» DIRECTIVE
Wherever the word "matplotlib" appears in a line, extract that line.

** Start RAW DATA **

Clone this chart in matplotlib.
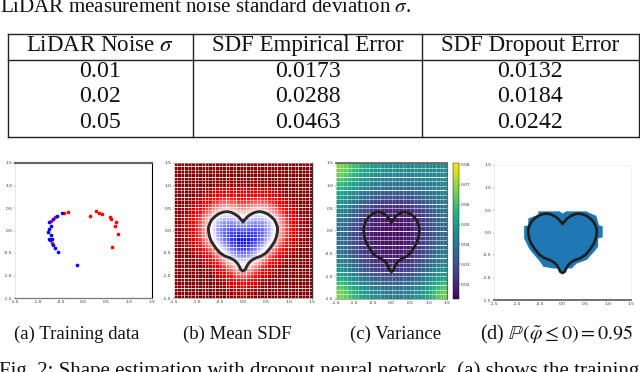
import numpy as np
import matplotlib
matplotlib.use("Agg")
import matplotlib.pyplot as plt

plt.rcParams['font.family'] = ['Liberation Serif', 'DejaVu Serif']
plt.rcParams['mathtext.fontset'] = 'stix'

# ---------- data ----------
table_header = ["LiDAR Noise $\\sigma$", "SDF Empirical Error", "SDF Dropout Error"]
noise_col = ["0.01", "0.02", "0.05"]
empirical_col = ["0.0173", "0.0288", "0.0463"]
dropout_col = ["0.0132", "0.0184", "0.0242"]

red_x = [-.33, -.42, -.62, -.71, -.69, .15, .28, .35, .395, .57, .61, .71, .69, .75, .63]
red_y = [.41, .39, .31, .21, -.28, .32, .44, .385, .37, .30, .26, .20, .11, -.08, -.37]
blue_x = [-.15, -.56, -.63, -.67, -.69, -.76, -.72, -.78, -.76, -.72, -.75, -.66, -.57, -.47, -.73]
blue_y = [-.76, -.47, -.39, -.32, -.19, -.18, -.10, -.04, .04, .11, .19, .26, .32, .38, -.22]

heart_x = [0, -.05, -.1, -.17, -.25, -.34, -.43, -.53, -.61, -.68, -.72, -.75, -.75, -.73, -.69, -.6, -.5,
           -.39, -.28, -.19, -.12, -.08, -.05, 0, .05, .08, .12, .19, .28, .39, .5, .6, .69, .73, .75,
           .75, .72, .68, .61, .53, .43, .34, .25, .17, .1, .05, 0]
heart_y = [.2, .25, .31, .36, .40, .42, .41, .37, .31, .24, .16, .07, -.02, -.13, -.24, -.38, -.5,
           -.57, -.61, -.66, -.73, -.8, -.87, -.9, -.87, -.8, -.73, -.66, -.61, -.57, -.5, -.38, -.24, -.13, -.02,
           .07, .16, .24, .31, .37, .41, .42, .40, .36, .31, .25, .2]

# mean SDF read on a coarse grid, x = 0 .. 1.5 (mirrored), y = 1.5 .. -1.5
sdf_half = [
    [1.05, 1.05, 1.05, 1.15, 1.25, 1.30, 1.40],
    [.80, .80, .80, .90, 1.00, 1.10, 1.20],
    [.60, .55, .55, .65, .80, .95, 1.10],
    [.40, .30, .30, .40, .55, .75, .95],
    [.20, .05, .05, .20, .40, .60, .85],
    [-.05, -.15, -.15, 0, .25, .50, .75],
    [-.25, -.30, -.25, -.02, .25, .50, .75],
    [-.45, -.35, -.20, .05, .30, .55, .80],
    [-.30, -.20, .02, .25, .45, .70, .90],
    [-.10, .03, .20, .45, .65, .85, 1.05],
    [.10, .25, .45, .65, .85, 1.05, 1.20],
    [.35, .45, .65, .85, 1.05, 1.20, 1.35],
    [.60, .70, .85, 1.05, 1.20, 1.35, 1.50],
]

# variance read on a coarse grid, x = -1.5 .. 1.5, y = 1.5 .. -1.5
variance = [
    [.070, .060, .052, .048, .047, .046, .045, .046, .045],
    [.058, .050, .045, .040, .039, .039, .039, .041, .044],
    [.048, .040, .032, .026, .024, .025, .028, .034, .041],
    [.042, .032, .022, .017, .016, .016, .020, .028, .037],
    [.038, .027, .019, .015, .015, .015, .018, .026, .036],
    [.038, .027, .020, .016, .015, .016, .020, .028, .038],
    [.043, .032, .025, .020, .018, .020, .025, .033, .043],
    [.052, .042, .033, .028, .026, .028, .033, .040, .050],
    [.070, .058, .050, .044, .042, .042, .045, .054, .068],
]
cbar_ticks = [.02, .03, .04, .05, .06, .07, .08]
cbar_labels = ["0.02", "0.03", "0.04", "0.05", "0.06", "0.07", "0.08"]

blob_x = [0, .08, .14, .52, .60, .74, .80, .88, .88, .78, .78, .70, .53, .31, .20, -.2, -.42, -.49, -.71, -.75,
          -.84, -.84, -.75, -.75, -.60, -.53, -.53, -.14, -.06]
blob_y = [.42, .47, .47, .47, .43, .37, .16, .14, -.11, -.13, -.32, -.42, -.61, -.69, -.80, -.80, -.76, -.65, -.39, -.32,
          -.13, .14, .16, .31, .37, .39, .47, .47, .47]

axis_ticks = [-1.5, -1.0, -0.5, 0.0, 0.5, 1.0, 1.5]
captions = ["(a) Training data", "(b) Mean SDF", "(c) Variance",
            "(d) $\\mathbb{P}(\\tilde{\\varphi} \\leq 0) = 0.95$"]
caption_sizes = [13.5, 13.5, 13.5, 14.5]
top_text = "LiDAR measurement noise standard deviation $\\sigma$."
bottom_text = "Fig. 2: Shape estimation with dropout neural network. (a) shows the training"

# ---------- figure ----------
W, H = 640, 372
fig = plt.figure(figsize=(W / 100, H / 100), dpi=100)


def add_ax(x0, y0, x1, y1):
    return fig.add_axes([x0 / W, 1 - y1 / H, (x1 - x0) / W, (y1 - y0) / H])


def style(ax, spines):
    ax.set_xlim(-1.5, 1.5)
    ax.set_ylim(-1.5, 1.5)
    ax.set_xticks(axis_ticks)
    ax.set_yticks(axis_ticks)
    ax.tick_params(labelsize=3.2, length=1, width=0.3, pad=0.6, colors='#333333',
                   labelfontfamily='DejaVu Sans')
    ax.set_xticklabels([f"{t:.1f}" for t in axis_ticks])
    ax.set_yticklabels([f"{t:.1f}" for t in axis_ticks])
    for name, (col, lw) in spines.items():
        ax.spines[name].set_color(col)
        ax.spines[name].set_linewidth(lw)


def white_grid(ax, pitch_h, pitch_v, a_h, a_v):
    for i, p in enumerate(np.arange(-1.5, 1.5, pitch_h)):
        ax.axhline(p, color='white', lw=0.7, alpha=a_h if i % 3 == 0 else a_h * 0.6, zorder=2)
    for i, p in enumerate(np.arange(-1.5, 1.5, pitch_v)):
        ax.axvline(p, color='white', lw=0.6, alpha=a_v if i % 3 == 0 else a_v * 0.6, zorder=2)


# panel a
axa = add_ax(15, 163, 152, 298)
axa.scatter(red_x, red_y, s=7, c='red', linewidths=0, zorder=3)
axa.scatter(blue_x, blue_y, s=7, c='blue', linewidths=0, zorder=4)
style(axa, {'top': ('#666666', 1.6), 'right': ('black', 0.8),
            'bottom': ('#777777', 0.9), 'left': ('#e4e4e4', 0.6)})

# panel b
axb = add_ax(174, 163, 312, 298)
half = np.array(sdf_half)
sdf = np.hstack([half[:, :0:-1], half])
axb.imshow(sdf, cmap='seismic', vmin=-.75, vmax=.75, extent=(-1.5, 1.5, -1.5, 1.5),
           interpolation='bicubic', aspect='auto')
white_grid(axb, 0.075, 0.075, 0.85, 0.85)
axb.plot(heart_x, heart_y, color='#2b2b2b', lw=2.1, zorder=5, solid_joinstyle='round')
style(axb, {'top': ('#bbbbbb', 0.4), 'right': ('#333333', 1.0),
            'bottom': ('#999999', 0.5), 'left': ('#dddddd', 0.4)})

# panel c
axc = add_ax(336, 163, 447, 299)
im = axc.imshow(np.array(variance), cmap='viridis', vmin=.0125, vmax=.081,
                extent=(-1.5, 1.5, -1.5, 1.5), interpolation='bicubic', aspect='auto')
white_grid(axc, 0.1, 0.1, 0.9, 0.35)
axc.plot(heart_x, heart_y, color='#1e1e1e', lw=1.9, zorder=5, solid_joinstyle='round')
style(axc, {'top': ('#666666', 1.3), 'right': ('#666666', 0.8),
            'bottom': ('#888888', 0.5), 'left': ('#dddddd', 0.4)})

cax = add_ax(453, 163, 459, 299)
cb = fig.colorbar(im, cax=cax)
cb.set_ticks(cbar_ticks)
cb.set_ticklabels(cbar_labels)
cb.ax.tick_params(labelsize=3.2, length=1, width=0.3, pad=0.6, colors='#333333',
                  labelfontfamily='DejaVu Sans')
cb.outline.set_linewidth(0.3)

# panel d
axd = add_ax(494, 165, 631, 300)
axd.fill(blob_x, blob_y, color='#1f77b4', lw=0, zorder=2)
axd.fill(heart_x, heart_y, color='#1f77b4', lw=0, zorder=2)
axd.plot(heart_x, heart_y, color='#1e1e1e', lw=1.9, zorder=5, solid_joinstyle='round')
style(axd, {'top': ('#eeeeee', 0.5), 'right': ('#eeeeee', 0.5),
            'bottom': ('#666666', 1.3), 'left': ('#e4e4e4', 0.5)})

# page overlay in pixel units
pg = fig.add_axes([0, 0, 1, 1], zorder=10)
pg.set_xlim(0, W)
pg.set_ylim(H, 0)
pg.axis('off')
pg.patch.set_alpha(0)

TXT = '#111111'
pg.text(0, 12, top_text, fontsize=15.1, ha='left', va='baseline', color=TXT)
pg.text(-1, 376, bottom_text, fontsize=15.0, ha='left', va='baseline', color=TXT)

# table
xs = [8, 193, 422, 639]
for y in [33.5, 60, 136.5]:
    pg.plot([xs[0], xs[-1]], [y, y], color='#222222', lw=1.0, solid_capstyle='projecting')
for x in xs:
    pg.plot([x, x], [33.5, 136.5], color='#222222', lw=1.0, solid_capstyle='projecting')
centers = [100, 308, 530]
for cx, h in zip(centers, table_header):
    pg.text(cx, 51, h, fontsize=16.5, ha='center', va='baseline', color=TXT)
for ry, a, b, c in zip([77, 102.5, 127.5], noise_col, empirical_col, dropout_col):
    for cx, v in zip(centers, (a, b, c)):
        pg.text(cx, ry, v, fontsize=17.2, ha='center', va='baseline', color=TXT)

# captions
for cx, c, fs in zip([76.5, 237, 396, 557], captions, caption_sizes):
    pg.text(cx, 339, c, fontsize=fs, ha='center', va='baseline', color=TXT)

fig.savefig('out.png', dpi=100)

** End RAW DATA **

» OUTPUT FOR THIS EXERCISE
Clone this chart in matplotlib.
import matplotlib
matplotlib.use("Agg")
import matplotlib.pyplot as plt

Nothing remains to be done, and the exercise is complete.